Depuis mes premières années de sommellerie, ayant le nez fourré partout dans les cuisines, tout comme dans les livres de recettes, je pense m'être transformé en un excellent «défricheur de recettes»... J'ai ainsi développé la capacité d'analyser les multiples saveurs des ingrédients qui composent une recette donnée. Puis, mettant en oeuvre ce que l'on pourrait qualifier de «palais psychique», j'ai acquis, grâce à l'expérience poussée du goût et de la dégustation, la capacité d'imaginer, à la seule lecture d'une recette, le ou les vins qui seront aptes à créer l'harmonie avec ce plat. Après quoi, il ne reste plus qu'à peaufiner l'accord dans la pratique. Et vous pouvez en faire autant!

Donc, au fil des prochains mois, à raison d'une ou deux chroniques par mois consacrées à ce sujet, je vous défricherai quelques recettes, façon Chartier, question de vous habituer à suivre les mêmes chemins harmoniques qui vous conduiront à l'harmonie à table. Car, comme l'harmonie doit régner dans une recette pour qu'elle soit réussie, elle doit aussi régner dans le choix du vin pour que la rencontre soit tout aussi délicieuse.

Auriez-vous eu l'idée, à l'époque où c'était encore la mode (...), de fumer une cigarette à table lors d'un repas gastronomique? Bien sûr que non. Vous ne dégusteriez pas plus un grand verre de lait avec des pâtes en sauce à la tomate? Et que dire du service d'un gros rouge tannique de Barolo avec des huîtres fraîches... Pas très agréable non plus. Vous comprenez donc que le choix du vin pour accompagner un plat est aussi important que le choix des ingrédients qui participent à la réussite d'une recette.
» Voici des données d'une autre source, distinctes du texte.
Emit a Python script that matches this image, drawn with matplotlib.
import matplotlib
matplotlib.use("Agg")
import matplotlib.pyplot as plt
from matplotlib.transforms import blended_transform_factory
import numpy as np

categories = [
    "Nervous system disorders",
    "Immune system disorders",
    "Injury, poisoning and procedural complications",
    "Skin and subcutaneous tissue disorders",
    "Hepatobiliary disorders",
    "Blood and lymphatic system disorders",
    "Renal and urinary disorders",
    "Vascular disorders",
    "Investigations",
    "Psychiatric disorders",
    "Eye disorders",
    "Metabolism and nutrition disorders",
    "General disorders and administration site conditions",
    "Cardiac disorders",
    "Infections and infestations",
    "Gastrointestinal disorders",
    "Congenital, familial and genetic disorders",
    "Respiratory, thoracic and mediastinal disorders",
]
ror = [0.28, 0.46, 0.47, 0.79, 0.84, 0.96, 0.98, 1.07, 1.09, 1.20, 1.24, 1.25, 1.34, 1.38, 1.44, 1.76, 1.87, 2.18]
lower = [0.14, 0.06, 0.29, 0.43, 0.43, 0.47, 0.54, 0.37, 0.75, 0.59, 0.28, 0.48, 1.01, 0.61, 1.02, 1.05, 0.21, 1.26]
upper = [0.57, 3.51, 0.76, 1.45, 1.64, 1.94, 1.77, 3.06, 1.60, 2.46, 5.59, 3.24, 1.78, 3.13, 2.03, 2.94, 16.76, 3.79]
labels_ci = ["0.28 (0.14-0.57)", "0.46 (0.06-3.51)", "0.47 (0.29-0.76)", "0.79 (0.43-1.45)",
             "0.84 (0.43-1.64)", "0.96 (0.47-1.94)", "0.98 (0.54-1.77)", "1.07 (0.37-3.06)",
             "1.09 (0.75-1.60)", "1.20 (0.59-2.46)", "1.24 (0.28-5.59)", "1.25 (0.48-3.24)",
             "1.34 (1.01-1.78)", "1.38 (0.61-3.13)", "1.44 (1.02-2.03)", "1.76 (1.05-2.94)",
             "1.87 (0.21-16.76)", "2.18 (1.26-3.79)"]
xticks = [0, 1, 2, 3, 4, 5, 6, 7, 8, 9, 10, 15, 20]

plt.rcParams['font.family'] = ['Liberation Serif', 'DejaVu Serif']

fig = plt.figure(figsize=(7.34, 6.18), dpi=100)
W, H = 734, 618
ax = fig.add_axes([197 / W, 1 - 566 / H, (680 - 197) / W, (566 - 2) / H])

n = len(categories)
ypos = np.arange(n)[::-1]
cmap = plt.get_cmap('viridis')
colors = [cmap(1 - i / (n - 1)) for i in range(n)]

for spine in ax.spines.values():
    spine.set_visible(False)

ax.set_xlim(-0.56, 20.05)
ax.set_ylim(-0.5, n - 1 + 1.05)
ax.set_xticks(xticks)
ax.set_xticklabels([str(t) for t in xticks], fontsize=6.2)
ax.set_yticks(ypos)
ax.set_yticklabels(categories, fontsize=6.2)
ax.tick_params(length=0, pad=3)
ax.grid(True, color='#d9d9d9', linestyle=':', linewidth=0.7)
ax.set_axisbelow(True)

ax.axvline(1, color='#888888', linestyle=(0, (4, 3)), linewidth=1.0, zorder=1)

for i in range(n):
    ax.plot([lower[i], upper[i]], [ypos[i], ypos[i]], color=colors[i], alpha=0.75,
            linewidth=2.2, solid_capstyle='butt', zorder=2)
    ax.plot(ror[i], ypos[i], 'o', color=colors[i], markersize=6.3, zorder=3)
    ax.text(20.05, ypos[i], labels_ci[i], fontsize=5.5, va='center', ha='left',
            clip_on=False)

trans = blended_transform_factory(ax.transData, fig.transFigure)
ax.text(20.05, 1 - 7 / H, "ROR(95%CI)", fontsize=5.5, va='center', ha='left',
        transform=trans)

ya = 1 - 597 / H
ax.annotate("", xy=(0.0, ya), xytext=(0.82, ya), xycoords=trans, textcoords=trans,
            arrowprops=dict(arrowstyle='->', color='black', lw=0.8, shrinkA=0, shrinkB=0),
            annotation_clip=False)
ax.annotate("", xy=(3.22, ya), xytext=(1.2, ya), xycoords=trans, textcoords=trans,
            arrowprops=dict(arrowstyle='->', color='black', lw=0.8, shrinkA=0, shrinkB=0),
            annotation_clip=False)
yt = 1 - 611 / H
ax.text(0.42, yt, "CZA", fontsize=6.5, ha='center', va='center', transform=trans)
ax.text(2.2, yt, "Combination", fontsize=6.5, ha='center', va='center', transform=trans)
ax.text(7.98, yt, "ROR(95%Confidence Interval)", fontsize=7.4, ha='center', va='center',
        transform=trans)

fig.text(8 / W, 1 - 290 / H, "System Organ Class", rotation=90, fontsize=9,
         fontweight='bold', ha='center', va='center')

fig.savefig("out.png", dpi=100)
Vous pouvez ne pas être un apôtre de l'harmonie vins et mets, cependant, en matière de physionomie du goût, contester les fondements de l'union des vins et des mets reviendrait à accepter de cuisiner une recette dans laquelle des ingrédients antinomiques seraient utilisés, pour un résultat sans harmonie et sans plaisir gustatif... Cela étant dit, l'heure du défrichage a sonné!

Penne arrabiata

Pour cette première chronique de défrichage, prenons une recette aussi simple que délicieuse: les populaires pâtes italiennes penne arrabiata. Vous dénicherez la recette dans tous bons livres de cuisine italienne qui se respectent, dont celui de Stefano Faita, Entre cuisine et quincaillerie. Trois ingrédients dominent cette recette: la purée de tomate fraîche, les piments forts à l'huile et la pancetta ou le lardon, c'est selon. Il y a aussi l'ail qui, du moins dans la recette de Stefano, se fait discret.
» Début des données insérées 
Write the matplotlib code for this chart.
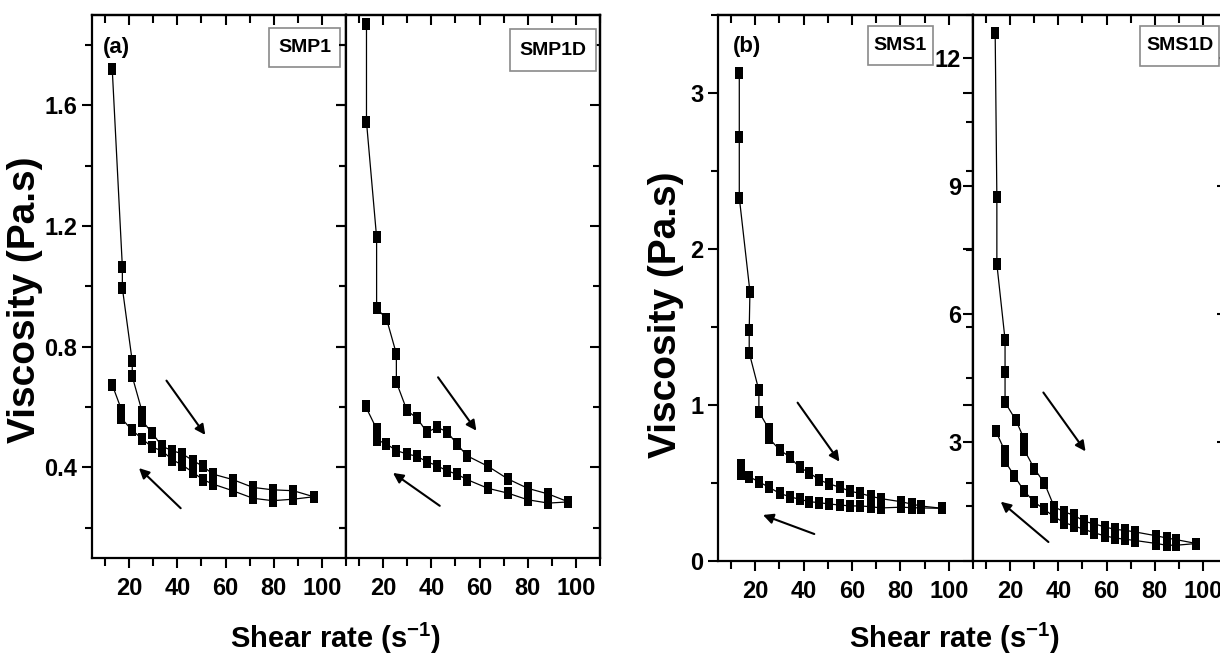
import matplotlib
matplotlib.use('Agg')
import matplotlib.pyplot as plt
from matplotlib import font_manager
from matplotlib.ticker import FixedLocator
from matplotlib.patches import Rectangle
from matplotlib.path import Path

# ---------------- data ----------------
# (a) SMP1
smp1_up_x = [13.0, 17.2, 17.2, 21.3, 21.3, 25.4, 25.4, 29.5, 33.7, 37.9, 42.1, 46.5, 50.6, 54.8, 63.0, 71.4, 79.6, 88.2, 96.6]
smp1_up_y = [1.72, 1.065, 0.995, 0.752, 0.702, 0.585, 0.555, 0.515, 0.470, 0.456, 0.445, 0.423, 0.404, 0.378, 0.360, 0.334, 0.326, 0.323, 0.303]
smp1_dn_x = [96.6, 88.2, 79.6, 71.4, 63.0, 54.8, 50.6, 46.5, 42.1, 37.9, 33.7, 29.5, 25.4, 21.2, 16.8, 16.8, 13.0]
smp1_dn_y = [0.303, 0.295, 0.290, 0.298, 0.323, 0.345, 0.360, 0.384, 0.408, 0.426, 0.455, 0.468, 0.495, 0.524, 0.563, 0.592, 0.674]

# (a) SMP1D
smp1d_up_x = [13.1, 13.1, 17.3, 17.3, 21.4, 25.5, 25.5, 29.9, 34.1, 38.2, 42.4, 46.5, 50.6, 54.8, 63.5, 71.8, 80.0, 88.6, 96.9]
smp1d_up_y = [1.870, 1.546, 1.163, 0.928, 0.893, 0.777, 0.683, 0.589, 0.563, 0.517, 0.533, 0.519, 0.478, 0.439, 0.404, 0.362, 0.331, 0.312, 0.286]
smp1d_dn_x = [96.9, 88.6, 80.0, 71.8, 63.5, 54.8, 50.6, 46.5, 42.4, 38.2, 34.1, 29.9, 25.5, 21.4, 17.3, 17.3, 12.7]
smp1d_dn_y = [0.286, 0.282, 0.293, 0.315, 0.331, 0.360, 0.378, 0.389, 0.406, 0.419, 0.437, 0.445, 0.456, 0.478, 0.492, 0.528, 0.603]

# (b) SMS1
sms1_up_x = [13.4, 13.4, 13.4, 17.8, 17.5, 17.5, 21.5, 21.5, 25.7, 25.7, 30.1, 34.2, 38.3, 42.4, 46.5, 50.6, 55.1, 59.2, 63.3, 67.8, 71.9, 80.3, 84.6, 88.7, 97.2]
sms1_up_y = [3.13, 2.72, 2.33, 1.726, 1.48, 1.335, 1.094, 0.957, 0.844, 0.786, 0.712, 0.668, 0.600, 0.566, 0.519, 0.494, 0.472, 0.447, 0.434, 0.415, 0.400, 0.380, 0.365, 0.352, 0.338]
sms1_dn_x = [97.2, 88.7, 84.6, 80.3, 71.9, 67.8, 63.3, 59.2, 55.1, 50.6, 46.5, 42.4, 38.3, 34.2, 30.1, 25.7, 21.5, 17.5, 14.2, 14.2]
sms1_dn_y = [0.338, 0.340, 0.342, 0.345, 0.340, 0.348, 0.353, 0.353, 0.359, 0.365, 0.374, 0.380, 0.396, 0.412, 0.434, 0.472, 0.508, 0.540, 0.560, 0.615]

# (b) SMS1D
sms1d_up_x = [13.8, 14.5, 14.5, 17.9, 17.9, 17.9, 22.4, 25.9, 25.9, 30.1, 34.2, 38.3, 42.5, 46.6, 50.8, 54.9, 59.3, 63.5, 67.6, 72.0, 80.7, 84.9, 89.0, 97.3]
sms1d_up_y = [12.58, 8.73, 7.16, 5.39, 4.63, 3.92, 3.50, 3.05, 2.80, 2.36, 2.03, 1.47, 1.35, 1.27, 1.13, 1.07, 1.00, 0.94, 0.92, 0.88, 0.79, 0.74, 0.70, 0.61]
sms1d_dn_x = [97.3, 89.0, 84.9, 80.7, 72.0, 67.6, 63.5, 59.3, 54.9, 50.8, 46.6, 42.5, 38.3, 34.2, 30.1, 25.9, 21.8, 17.9, 17.9, 14.1]
sms1d_dn_y = [0.61, 0.57, 0.57, 0.61, 0.68, 0.71, 0.74, 0.79, 0.86, 0.94, 1.02, 1.10, 1.235, 1.41, 1.58, 1.835, 2.19, 2.54, 2.77, 3.24]

x_major = [20, 40, 60, 80, 100]
x_minor = [10, 30, 50, 70, 90, 110]
ya_major = [0.4, 0.8, 1.2, 1.6]
ya_minor = [0.2, 0.6, 1.0, 1.4, 1.8]
yb1_major = [0, 1, 2, 3]
yb1_minor = [0.5, 1.5, 2.5, 3.5]
yb2_major = [3, 6, 9, 12]
yb2_minor = [1.5, 4.5, 7.5, 10.5]

legend_names = ['SMP1', 'SMP1D', 'SMS1', 'SMS1D']
panel_tags = ['(a)', '(b)']
xlabel_text = 'Shear rate (s$^{-1}$)'
ylabel_text = 'Viscosity (Pa.s)'

# arrow annotations (start, end) in data coords
arrows = [
    [((35.5, 0.688), (51.6, 0.508)), ((41.4, 0.265), (24.1, 0.398))],
    [((42.8, 0.699), (58.7, 0.522)), ((43.5, 0.273), (24.1, 0.382))],
    [((37.5, 1.015), (54.8, 0.637)), ((44.4, 0.173), (23.2, 0.295))],
    [((33.8, 4.15), (51.3, 2.77)), ((35.9, 0.645), (16.1, 1.59))],
]

# ---------------- fonts ----------------
names = {f.name for f in font_manager.fontManager.ttflist}
WIDE = 'Liberation Sans' if 'Liberation Sans' in names else 'DejaVu Sans'
if 'Liberation Sans Narrow' in names:
    NARROW = 'Liberation Sans Narrow'
    TICK_FS, XLAB_FS = 18, 26
else:
    NARROW = WIDE
    TICK_FS, XLAB_FS = 17, 21

plt.rcParams.update({
    'font.family': [NARROW, 'DejaVu Sans'],
    'font.weight': 'bold',
    'mathtext.fontset': 'custom',
    'mathtext.rm': NARROW + ':bold',
    'mathtext.it': NARROW + ':bold',
    'mathtext.bf': NARROW + ':bold',
    'mathtext.default': 'regular',
    'axes.linewidth': 1.6,
})

W, H = 1220, 657
fig = plt.figure(figsize=(W / 100, H / 100), dpi=100)
fig.patch.set_facecolor('white')


def px_axes(x0, x1, y0, y1):
    return fig.add_axes([x0 / W, 1 - y1 / H, (x1 - x0) / W, (y1 - y0) / H])


marker_path = Path([(-0.75, -1), (0.75, -1), (0.75, 1), (-0.75, 1), (-0.75, -1)],
                   [Path.MOVETO, Path.LINETO, Path.LINETO, Path.LINETO, Path.CLOSEPOLY])

panels = [
    dict(rect=(92, 346, 15, 558), up=(smp1_up_x, smp1_up_y), dn=(smp1_dn_x, smp1_dn_y),
         ylim=(0.1, 1.9), ymaj=ya_major, ymin=ya_minor, ylab=True, ypad=3.5,
         box=(0.697, 0.904, 0.279, 0.072)),
    dict(rect=(346, 600, 15, 558), up=(smp1d_up_x, smp1d_up_y), dn=(smp1d_dn_x, smp1d_dn_y),
         ylim=(0.1, 1.9), ymaj=ya_major, ymin=ya_minor, ylab=False, ypad=3.5,
         box=(0.646, 0.897, 0.338, 0.077)),
    dict(rect=(718, 973, 15, 561), up=(sms1_up_x, sms1_up_y), dn=(sms1_dn_x, sms1_dn_y),
         ylim=(0.0, 3.5), ymaj=yb1_major, ymin=yb1_minor, ylab=True, ypad=3.5,
         box=(0.588, 0.908, 0.255, 0.072)),
    dict(rect=(973, 1227, 15, 561), up=(sms1d_up_x, sms1d_up_y), dn=(sms1d_dn_x, sms1d_dn_y),
         ylim=(0.2, 13.0), ymaj=yb2_major, ymin=yb2_minor, ylab=True, ypad=1.5,
         box=(0.657, 0.907, 0.312, 0.073)),
]

axes = []
for i, p in enumerate(panels):
    ax = px_axes(*p['rect'])
    axes.append(ax)
    for xs, ys in (p['up'], p['dn']):
        ax.plot(xs, ys, '-', color='black', lw=0.9, marker=marker_path, ms=8,
                mfc='black', mec='black', mew=0)
    ax.set_xlim(4.6, 110)
    ax.set_ylim(*p['ylim'])
    ax.xaxis.set_major_locator(FixedLocator(x_major))
    ax.xaxis.set_minor_locator(FixedLocator(x_minor))
    ax.yaxis.set_major_locator(FixedLocator(p['ymaj']))
    ax.yaxis.set_minor_locator(FixedLocator(p['ymin']))
    ax.tick_params(axis='x', which='both', direction='out', bottom=True, top=False,
                   width=1.5, labelsize=TICK_FS, pad=7)
    ax.tick_params(axis='x', which='major', length=7)
    ax.tick_params(axis='x', which='minor', length=6)
    ax.tick_params(axis='y', which='both', direction='out', left=True, right=False,
                   width=1.5, labelsize=TICK_FS, pad=p['ypad'], labelleft=p['ylab'])
    ax.tick_params(axis='y', which='major', length=7)
    ax.tick_params(axis='y', which='minor', length=5)
    ax.set_xticklabels([str(v) for v in x_major])
    if p['ylab']:
        ax.set_yticklabels([('%g' % v) for v in p['ymaj']])
    for s in ax.spines.values():
        s.set_linewidth(1.6)

    # top ticks pointing inward
    sx = ax.secondary_xaxis('top')
    sx.xaxis.set_major_locator(FixedLocator(x_major))
    sx.xaxis.set_minor_locator(FixedLocator(x_minor))
    sx.tick_params(axis='x', which='both', direction='in', labeltop=False, width=1.5)
    sx.tick_params(axis='x', which='major', length=7)
    sx.tick_params(axis='x', which='minor', length=6)
    sx.spines['top'].set_linewidth(1.6)
    # right ticks pointing inward
    sy = ax.secondary_yaxis('right')
    sy.yaxis.set_major_locator(FixedLocator(p['ymaj']))
    sy.yaxis.set_minor_locator(FixedLocator(p['ymin']))
    sy.tick_params(axis='y', which='both', direction='in', labelright=False, width=1.5)
    sy.tick_params(axis='y', which='major', length=7)
    sy.tick_params(axis='y', which='minor', length=5)
    sy.spines['right'].set_linewidth(1.6)

    # legend-like box
    bx, by, bw, bh = p['box']
    ax.add_patch(Rectangle((bx, by), bw, bh, transform=ax.transAxes, facecolor='white',
                           edgecolor='#8a8a8a', lw=1.2, zorder=5, clip_on=False))
    ax.text(bx + bw / 2, by + bh / 2, legend_names[i], transform=ax.transAxes,
            ha='center', va='center', fontsize=14, fontfamily=WIDE, fontweight='bold',
            zorder=6)

    for (start, end) in arrows[i]:
        ax.annotate('', xy=end, xytext=start,
                    arrowprops=dict(arrowstyle='-|>', color='black', lw=1.5,
                                    mutation_scale=15, shrinkA=0, shrinkB=0))

# panel tags
axes[0].text(0.098, 0.941, panel_tags[0], transform=axes[0].transAxes, ha='center',
             va='center', fontsize=16, fontfamily=WIDE, fontweight='bold')
axes[2].text(0.114, 0.943, panel_tags[1], transform=axes[2].transAxes, ha='center',
             va='center', fontsize=16, fontfamily=WIDE, fontweight='bold')

# axis labels
fig.text(25 / W, 1 - 300 / H, ylabel_text, rotation=90, ha='center', va='center',
         fontsize=28, fontfamily=WIDE, fontweight='bold')
fig.text(666 / W, 1 - 315 / H, ylabel_text, rotation=90, ha='center', va='center',
         fontsize=28, fontfamily=WIDE, fontweight='bold')
fig.text(336 / W, 9 / H, xlabel_text, ha='center', va='baseline', fontsize=XLAB_FS)
fig.text(955 / W, 9 / H, xlabel_text, ha='center', va='baseline', fontsize=XLAB_FS)

fig.savefig('out.png', dpi=100, facecolor='white')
Plus particulièrement, c'est la chaleur plus ou moins prononcée des piments forts qui domine, dépendant de la générosité que vous aurez à son égard. Contrairement aux idées véhiculées, seul un vin d'une certaine sucrosité (sans sucre), apportée par l'alcool - je vous rappelle que l'alcool à un goût sucré - calme le feu de la capsaïne, la molécule «brûlante» des piments. Qu'il soit rouge ou blanc, lorsque les piments interviennent, il vous faut soit du sucre soit une bonne dose d'alcool.
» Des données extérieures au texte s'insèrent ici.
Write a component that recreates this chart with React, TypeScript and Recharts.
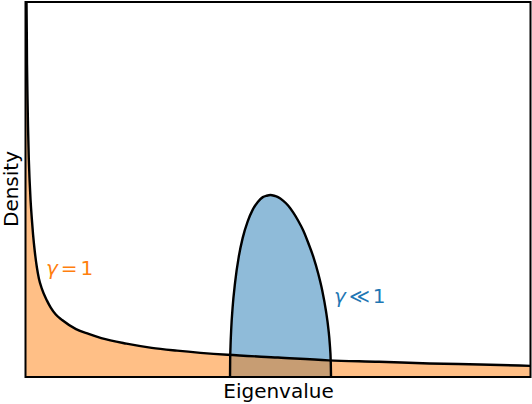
import React from "react";
import {
  ComposedChart,
  Area,
  Line,
  XAxis,
  YAxis,
  ReferenceArea,
  ReferenceDot,
} from "recharts";

// gamma = 1 curve (eigenvalue, density)
const wideX = [0, 0.004, 0.006, 0.008, 0.01, 0.013, 0.016, 0.02, 0.025, 0.03, 0.037, 0.045, 0.053, 0.065, 0.085, 0.1, 0.12, 0.145, 0.2, 0.25, 0.3, 0.4, 0.5, 0.6, 0.8, 1.0, 1.2, 1.4, 1.6, 1.8, 2.0];
const wideY = [5.4, 5.4, 4.5, 4.0, 3.6, 3.15, 2.85, 2.55, 2.28, 2.05, 1.8, 1.58, 1.42, 1.27, 1.1, 1.0, 0.9, 0.82, 0.69, 0.62, 0.56, 0.48, 0.42, 0.38, 0.32, 0.28, 0.24, 0.22, 0.195, 0.18, 0.16];

// gamma << 1 bump
const narrowX = [0.81, 0.8105, 0.812, 0.815, 0.82, 0.83, 0.845, 0.86, 0.88, 0.9, 0.92, 0.94, 0.955, 0.97, 0.985, 1.0, 1.02, 1.04, 1.06, 1.08, 1.1, 1.12, 1.14, 1.16, 1.175, 1.19, 1.2, 1.205, 1.209, 1.21];
const narrowY = [0, 0.23, 0.45, 0.71, 0.99, 1.36, 1.74, 2.0, 2.24, 2.41, 2.52, 2.59, 2.61, 2.62, 2.61, 2.59, 2.54, 2.47, 2.37, 2.25, 2.11, 1.93, 1.73, 1.48, 1.25, 0.95, 0.68, 0.48, 0.21, 0];

const xMax = 2;
const yMax = 5.4;

const wideData = wideX.map((x, i) => ({ x, y: wideY[i] }));
const narrowData = narrowX.map((x, i) => ({ x, y: narrowY[i] }));

const FONT = "'DejaVu Sans', sans-serif";

const GammaLabel = ({ viewBox, color, op }: any) => {
  const vb = viewBox || {};
  const x = (vb.x ?? 0) + (vb.width ?? 0) / 2;
  const y = (vb.y ?? 0) + (vb.height ?? 0) / 2;
  return (
    <text x={x} y={y} fill={color} fontSize={20} fontFamily={FONT} dominantBaseline="central">
      <tspan fontStyle="italic">γ</tspan>
      <tspan dx={3}>{op}</tspan>
      <tspan dx={3}>1</tspan>
    </text>
  );
};

export default function App() {
  return (
    <div style={{ position: "absolute", left: 0, top: 0, width: 532, height: 404, background: "#fff" }}>
      <ComposedChart
        width={532}
        height={404}
        margin={{ top: 2, right: 1.5, bottom: 27, left: 25.5 }}
      >
        <XAxis type="number" dataKey="x" domain={[0, xMax]} hide allowDataOverflow />
        <YAxis type="number" dataKey="y" domain={[0, yMax]} hide allowDataOverflow />

        <Area
          data={narrowData}
          dataKey="y"
          type="monotone"
          stroke="none"
          fill="#1f77b4"
          fillOpacity={0.5}
          isAnimationActive={false}
        />
        <Area
          data={wideData}
          dataKey="y"
          type="monotone"
          stroke="none"
          fill="#ff7f0e"
          fillOpacity={0.5}
          isAnimationActive={false}
        />
        <Line
          data={narrowData}
          dataKey="y"
          type="monotone"
          stroke="#000"
          strokeWidth={2.4}
          dot={false}
          isAnimationActive={false}
        />
        <Line
          data={wideData}
          dataKey="y"
          type="monotone"
          stroke="#000"
          strokeWidth={2.4}
          dot={false}
          isAnimationActive={false}
        />

        <ReferenceArea
          x1={0}
          x2={xMax}
          y1={0}
          y2={yMax}
          fill="none"
          fillOpacity={0}
          stroke="#000"
          strokeWidth={2}
        />

        <ReferenceDot
          x={0.081}
          y={1.57}
          r={0}
          fill="none"
          stroke="none"
          label={<GammaLabel color="#ff7f0e" op="=" />}
        />
        <ReferenceDot
          x={1.222}
          y={1.17}
          r={0}
          fill="none"
          stroke="none"
          label={<GammaLabel color="#1f77b4" op="≪" />}
        />
      </ComposedChart>

      {/* axis titles */}
      <div
        style={{
          position: "absolute",
          left: 0,
          width: 532,
          top: 378,
          paddingLeft: 25,
          boxSizing: "border-box",
          textAlign: "center",
          fontFamily: FONT,
          fontSize: 20,
          lineHeight: "26px",
        }}
      >
        Eigenvalue
      </div>
      <div
        style={{
          position: "absolute",
          left: 1,
          top: 189,
          width: 20,
          height: 0,
          display: "flex",
          alignItems: "center",
          justifyContent: "center",
        }}
      >
        <div
          style={{
            transform: "rotate(-90deg)",
            fontFamily: FONT,
            fontSize: 20,
            lineHeight: "20px",
            whiteSpace: "nowrap",
          }}
        >
          Density
        </div>
      </div>
    </div>
  );
}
Le plat, ici, étant également dominé par la tomate fraîche, allons-y pour un rouge. Mais comme la tomate est fraîche, de cuisson rapide, il faut un rouge au corps modéré, sur le fruit de jeunesse, aux tannins fins et discrets. Un rouge corsé et tannique deviendrait dur sur une sauce à la tomate de cuisson rapide. Enfin, la pancetta, qui apporte une petite note viandée, salée et caramélisée, appelle un rouge presque généreux, donc de soleil.

Je récapitule. Pour les penne arrabiata, il nous faut un vin rouge jeune, aux tannins fins et discrets, doté d'une bonne dose d'alcool et gorgé de soleil. Ce à quoi répondent, par exemple, certains vins rouges d'Espagne à base de grenache, comme le sont ceux des zones d'appellation Campo de Borja et Cariñena, ainsi que d'autres crus du Midi de la France, qu'ils soient du Languedoc comme du Rhône méridional.

Pour vérifier l'accord par vous-même, concoctez ce plat de pâtes plus ou moins épicées et servez la nouvelle aubaine espagnole qu'est le Tocado 2006 Campo de Borja, Bodegas Borsao, Espagne (8,75$; 10845701). Exclusif pour le Québec et l'Angleterre, des grandes bodegas Borsao, dont les vins connaissent un succès considérable, tant ici qu'en Espagne et à l'étranger, il en résulte un sympathique rouge au fruité frais et engageant, aux tannins souples, doté d'une certaine générosité espagnole, coulant à souhait et offert à un prix plus que compétitif.

En passant, plus vous serez généreux sur le piment fort, plus la température du vin devra être élevée. Pas du tout de piment, ce qui ne mérite plus le titre d'arrabiata, vous servez alors ce rouge très frais. Dans la même ligne harmonique, ce gourmand Tocado fera le même travail avec la lasagne au boeuf braisé de Ricardo (magazine Hiver 2008). La fraîcheur pénétrante de cette lasagne au braisé de vin rouge, à laquelle on a ajouté des champignons, des courgettes et du fromage mozzarella, lui répondra avec autant de panache! Allez, prenez le temps de défricher vos recettes. Ainsi, vous pourrez leur choisir le ou les vins qui leur siéent le mieux. Et n'hésitez pas à me faire part, sur mon blogue de vos recettes préférées. À samedi prochain.